[Collected material]:
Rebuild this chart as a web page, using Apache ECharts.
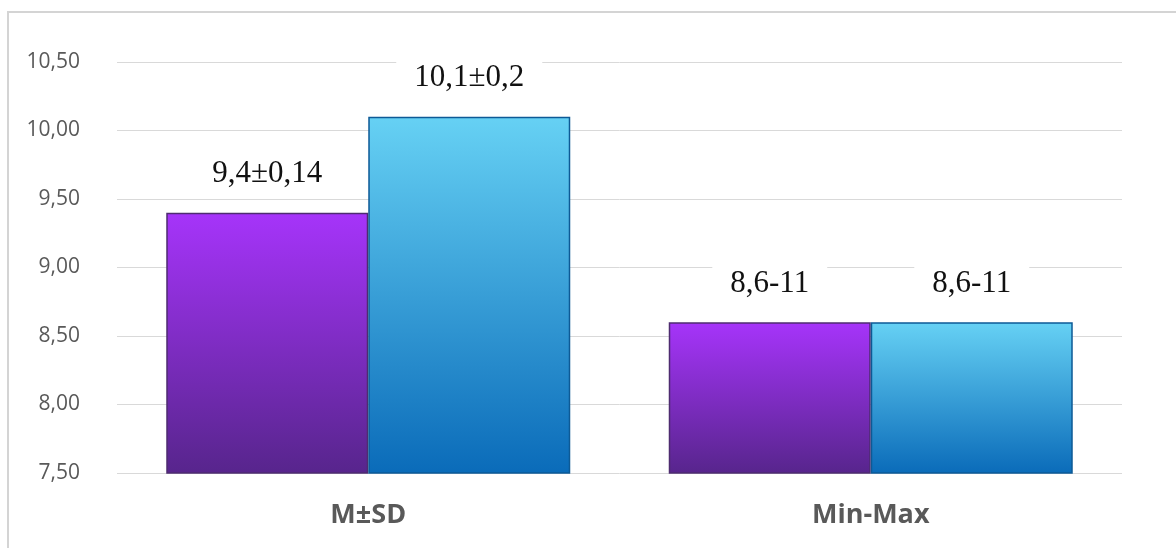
<!DOCTYPE html>
<html>
<head>
<meta charset="utf-8">
<script src="https://cdn.jsdelivr.net/npm/echarts@6/dist/echarts.min.js"></script>
<style>
  html, body { margin: 0; padding: 0; background: #ffffff; }
  #chart { width: 1176px; height: 548px; }
</style>
</head>
<body>
<div id="chart"></div>
<script>
// Categories along the x axis
const categories = ['M±SD', 'Min-Max'];

// Bar heights for the two groups
const seriesA = [9.4, 8.6];
const seriesB = [10.1, 8.6];

// Text shown above each bar
const labelsA = ['9,4±0,14', '8,6-11'];
const labelsB = ['10,1±0,2', '8,6-11'];

// Value axis ticks
const yTicks = [7.5, 8.0, 8.5, 9.0, 9.5, 10.0, 10.5];
const yTickLabels = ['7,50', '8,00', '8,50', '9,00', '9,50', '10,00', '10,50'];

const chart = echarts.init(document.getElementById('chart'), null, { renderer: 'canvas' });

function grad(top, bottom) {
  return new echarts.graphic.LinearGradient(0, 0, 0, 1, [
    { offset: 0, color: top },
    { offset: 1, color: bottom }
  ]);
}

const labelStyle = {
  show: true,
  position: 'top',
  distance: 19,
  fontFamily: '"Liberation Serif", "Times New Roman", serif',
  fontSize: 31,
  color: '#111111',
  backgroundColor: '#ffffff',
  padding: [6, 18, 4, 18]
};

const option = {
  backgroundColor: '#ffffff',
  animation: false,
  grid: { left: 117, right: 54, top: 62, bottom: 75 },
  graphic: [{
    type: 'polyline',
    silent: true,
    shape: { points: [[8, 548], [8, 12], [1176, 12]] },
    style: { stroke: '#d4d4d4', lineWidth: 2, fill: null }
  }],
  xAxis: {
    type: 'category',
    data: categories,
    axisLine: { show: false },
    axisTick: { show: false },
    axisLabel: {
      margin: 29,
      fontFamily: '"Open Sans", sans-serif',
      fontWeight: 'bold',
      fontSize: 27,
      color: '#595959'
    }
  },
  yAxis: {
    type: 'value',
    min: yTicks[0],
    max: yTicks[yTicks.length - 1],
    interval: 0.5,
    axisLine: { show: false },
    axisTick: { show: false },
    splitLine: { lineStyle: { color: '#d9d9d9', width: 1 } },
    axisLabel: {
      margin: 37,
      fontFamily: '"Open Sans", sans-serif',
      fontSize: 21,
      color: '#595959',
      formatter: function (v) {
        const i = yTicks.findIndex(t => Math.abs(t - v) < 1e-6);
        return i >= 0 ? yTickLabels[i] : '';
      }
    }
  },
  series: [
    {
      type: 'bar',
      data: seriesA,
      barGap: '0%',
      barCategoryGap: '19.6%',
      itemStyle: {
        color: grad('#a634fa', '#57258c'),
        borderColor: '#4e2c70',
        borderWidth: 1.5
      },
      label: Object.assign({}, labelStyle, {
        formatter: p => labelsA[p.dataIndex]
      })
    },
    {
      type: 'bar',
      data: seriesB,
      itemStyle: {
        color: grad('#66d1f4', '#0a6bb9'),
        borderColor: '#0d5a96',
        borderWidth: 1.5
      },
      label: Object.assign({}, labelStyle, {
        formatter: p => labelsB[p.dataIndex]
      })
    }
  ]
};

chart.setOption(option);
</script>
</body>
</html>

[Problem to work on]:
Reproduce all of the data exactly, omitting each picture it holds.

[Exercise answer]:
Rebuild this chart as a web page, using Apache ECharts.
<!DOCTYPE html>
<html>
<head>
<meta charset="utf-8">
<script src="https://cdn.jsdelivr.net/npm/echarts@6/dist/echarts.min.js"></script>
<style>
  html, body { margin: 0; padding: 0; background: #ffffff; }
  #chart { width: 1176px; height: 548px; }
</style>
</head>
<body>
<div id="chart"></div>
<script>
// Categories along the x axis
const categories = ['M±SD', 'Min-Max'];

// Bar heights for the two groups
const seriesA = [9.4, 8.6];
const seriesB = [10.1, 8.6];

// Text shown above each bar
const labelsA = ['9,4±0,14', '8,6-11'];
const labelsB = ['10,1±0,2', '8,6-11'];

// Value axis ticks
const yTicks = [7.5, 8.0, 8.5, 9.0, 9.5, 10.0, 10.5];
const yTickLabels = ['7,50', '8,00', '8,50', '9,00', '9,50', '10,00', '10,50'];

const chart = echarts.init(document.getElementById('chart'), null, { renderer: 'canvas' });

function grad(top, bottom) {
  return new echarts.graphic.LinearGradient(0, 0, 0, 1, [
    { offset: 0, color: top },
    { offset: 1, color: bottom }
  ]);
}

const labelStyle = {
  show: true,
  position: 'top',
  distance: 19,
  fontFamily: '"Liberation Serif", "Times New Roman", serif',
  fontSize: 31,
  color: '#111111',
  backgroundColor: '#ffffff',
  padding: [6, 18, 4, 18]
};

const option = {
  backgroundColor: '#ffffff',
  animation: false,
  grid: { left: 117, right: 54, top: 62, bottom: 75 },
  graphic: [{
    type: 'polyline',
    silent: true,
    shape: { points: [[8, 548], [8, 12], [1176, 12]] },
    style: { stroke: '#d4d4d4', lineWidth: 2, fill: null }
  }],
  xAxis: {
    type: 'category',
    data: categories,
    axisLine: { show: false },
    axisTick: { show: false },
    axisLabel: {
      margin: 29,
      fontFamily: '"Open Sans", sans-serif',
      fontWeight: 'bold',
      fontSize: 27,
      color: '#595959'
    }
  },
  yAxis: {
    type: 'value',
    min: yTicks[0],
    max: yTicks[yTicks.length - 1],
    interval: 0.5,
    axisLine: { show: false },
    axisTick: { show: false },
    splitLine: { lineStyle: { color: '#d9d9d9', width: 1 } },
    axisLabel: {
      margin: 37,
      fontFamily: '"Open Sans", sans-serif',
      fontSize: 21,
      color: '#595959',
      formatter: function (v) {
        const i = yTicks.findIndex(t => Math.abs(t - v) < 1e-6);
        return i >= 0 ? yTickLabels[i] : '';
      }
    }
  },
  series: [
    {
      type: 'bar',
      data: seriesA,
      barGap: '0%',
      barCategoryGap: '19.6%',
      itemStyle: {
        color: grad('#a634fa', '#57258c'),
        borderColor: '#4e2c70',
        borderWidth: 1.5
      },
      label: Object.assign({}, labelStyle, {
        formatter: p => labelsA[p.dataIndex]
      })
    },
    {
      type: 'bar',
      data: seriesB,
      itemStyle: {
        color: grad('#66d1f4', '#0a6bb9'),
        borderColor: '#0d5a96',
        borderWidth: 1.5
      },
      label: Object.assign({}, labelStyle, {
        formatter: p => labelsB[p.dataIndex]
      })
    }
  ]
};

chart.setOption(option);
</script>
</body>
</html>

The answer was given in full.